Why? you ask. Two reasons: 1) it is the right way to treat folks, even those who seem to be harming you; and 2) it is the pragmatic thing to do when faced with someone far more powerful than you. For a variety of reasons, Cabinet workers tend to take displays of anger towards them from parents as signs of denial and defiance. They equate denial and defiance as someone who is not going to take good care of their children and a likely sign of emotional instability. They want compliance, not consternation. I know, you are right, they are supposed to be trained professionals who understand the grief process and wildly swinging emotions that kick in when one’s family is ripped apart. Just forget about that. Being right is not going to get your children home. All you will achieve by pointing out the individual flaws of your worker is someone with a great deal of authority who believes you are a lost cause. Again, I am not saying to just parrot back to them everything they say, but if they say something that ticks you off, just say “You know, I really want to understand what you are saying there” or “I really want to spend some time thinking about what you just said” and then work it through later, somewhere else, with someone safe.
This is also not to say that you don’t fight for your rights. It is just a different way of fighting. Let your lawyer fight using the tools of the system in court. Fighting does not have to involve emotional attacks. I have represented many people in dependency, neglect and abuse actions. Those that get their children back home the quickest are the ones who take the approach I outlined above. Those that are determined to right the wrongs in their case usually take the longest to see their children return. Those that are adamant about beating the Cabinet are usually the ones who lose their children for good. Remember, the Cabinet has the overwhelming advantage because the statutes give them the upperhand, because they have far greater resources that you can imagine, and because the judges believe and trust them. You can stand shaking you fist and yelling about the injustice all you like, but that approach, in my experience, always makes justice more elusive.

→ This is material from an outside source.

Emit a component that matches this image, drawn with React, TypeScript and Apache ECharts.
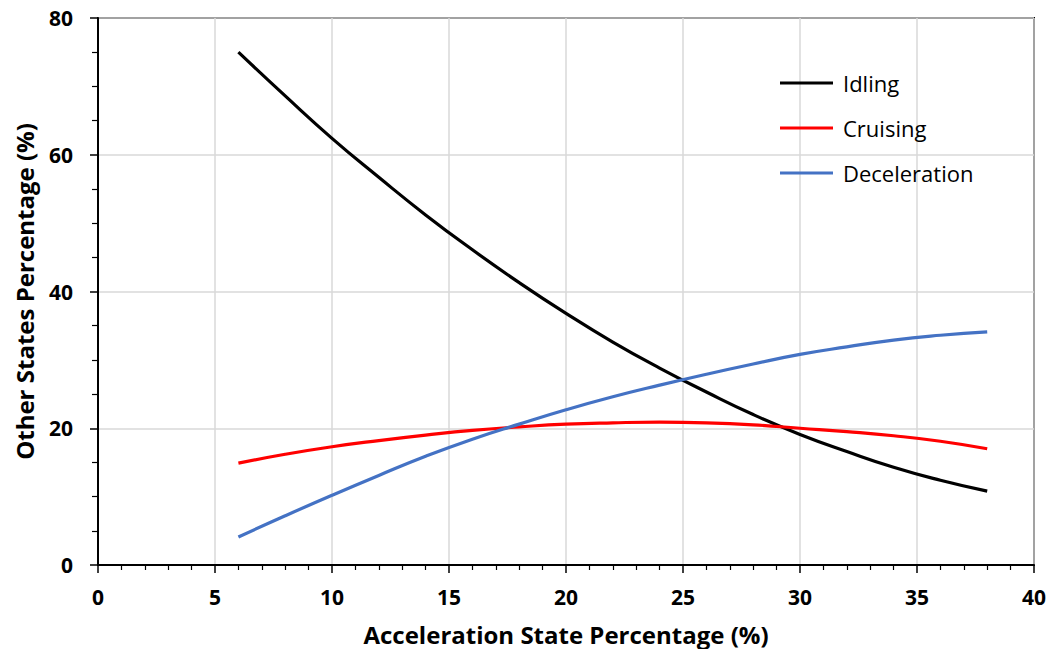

As an aside: there is one supervisor with the Cabinet who is terribly fond of telling parents from whom she has removed children or terminated rights that “it isn’t personal”. I think of her as the Vulcan of the starfleet Cabinet. There is nothing more personal than having one’s children taken away. I think it is her way of constantly insulating herself from the inevitable pain that goes with her chosen profession. I also think she is trying to tell parents not to hold her personally accountable for the decision; that she is just a cog in the wheel. She’s wrong on both accounts. But, if you have this supervisor or another who uses “it’s not personal” as their catch-phrase, let it remind you that your personal feelings are not safe in their hands. Find someone for whom it is personal in the sense that they care, have compassion, but can still confront you when your are wrong rather than just commiserate to share those personal feelings with.